We’d perhaps do better to start with the more perplexing of the two examples, because the difference between the tackles was clearer and also because the referee seemed to take far more direct charge of the decisions without enough recourse to the TMO.
Sam Costelow sees a pass coming in his direction intercepted, and flings out his arm to stop the opponent progressing. In real time, it looked a seat-belt tackle, but in slow motion you can clearly see his forearm making contact with the opponent’s face. The opponent was stooped into the point of contact and Costelow’s was a reflex move, indeed you can see in the slow motion he pulls his arm back as he realises.
Still, the laws are as they are and so yellow was probably right. Head contact, mitigation, off you go for ten.
But perplexing in the extreme was the lack of any form of censure for the tackle on Vaea Fifita by Darrien Landsberg. That Fifita’s nose was badly broken is neither here nor there: Landsberg swung his arm. There was contact with the face. Fifita was stooped into the contact and was also dealing with the tackle by one of Landsberg’s team-mates, but his running line did not deviate. Landsberg’s was not a reflex reaction either, nor did he make the tackle with any part of his shoulder, it was pure forearm into face. Unintentional, but no official or game law is there to judge intention. Poor technique, as we have often said, needs to be punished.
That Mr. Blain saw it as an accident is forgivable initially, there were many moving parts in the situation. But that there was nothing from the TMO? Subsequently, Jonathan Davies asked the same question, to which Mr. Blain responded by saying that they had ‘looked at it’, but it was difficult to believe that there had been a proper analysis as the directives dictate, moving from head contact down. Somewhere, between TMO and referee, the job was not done properly and the Scarlets got a really rough deal from it.
Yet even when the job is done right, doubts, remain. Semi Radradra’s missile-like shooting out of line had huge potential to end badly and so it proved, with his swinging arm sending stars into the vision of Freddie Burns.
We understand Burns was stooped as well, that there was an element of mitigation. But Burns had also stepped slightly before he stooped. Radradra did not have time to stop, nor avoid a collision, but he had time to stop his arm swinging with the force that it did, had time to pull out of that part of the contact. A pure collision could have been mitigated, but a swinging arm with force to the head? That sends the recipient for an HIA? Surely that has to be red?
As if to prove a point: Thomas van Wyk’s red card for Leicester was the clearest of the moments we’re talking about. He also had time to set himself to meet the collision right, he also didn’t take it – and his tackle did far less damage than Radradra’s or Landsberg’s.

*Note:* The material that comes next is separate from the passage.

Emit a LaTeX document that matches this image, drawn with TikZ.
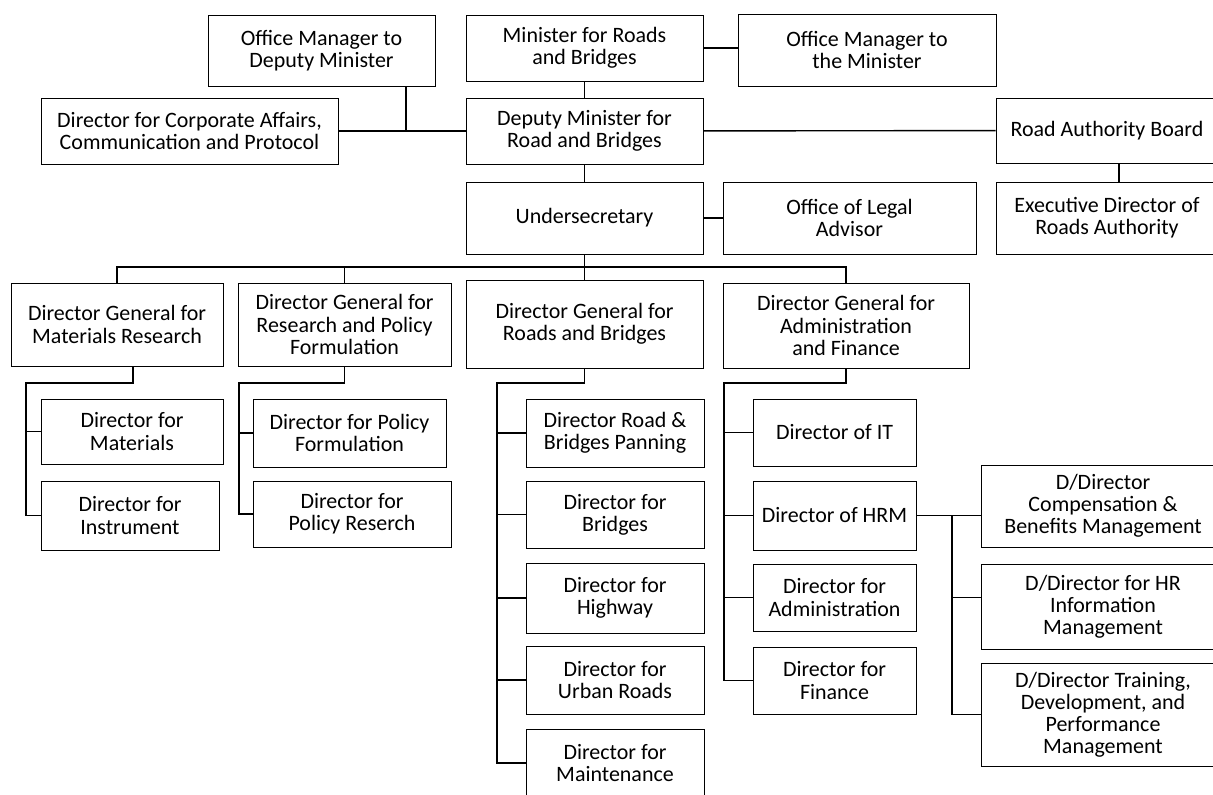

Head contact continues to be a minefield. But we have to keep working on it.
A fabulous moment of irony on scanning the South African press last week: one column opined that perhaps the URC had served its use to South Africa already? After all, what’s the point in teams playing a load of domestic games without your best players during the international windows?
Welcome to Europe, sir. We’ve been doing that for decades. You didn’t know?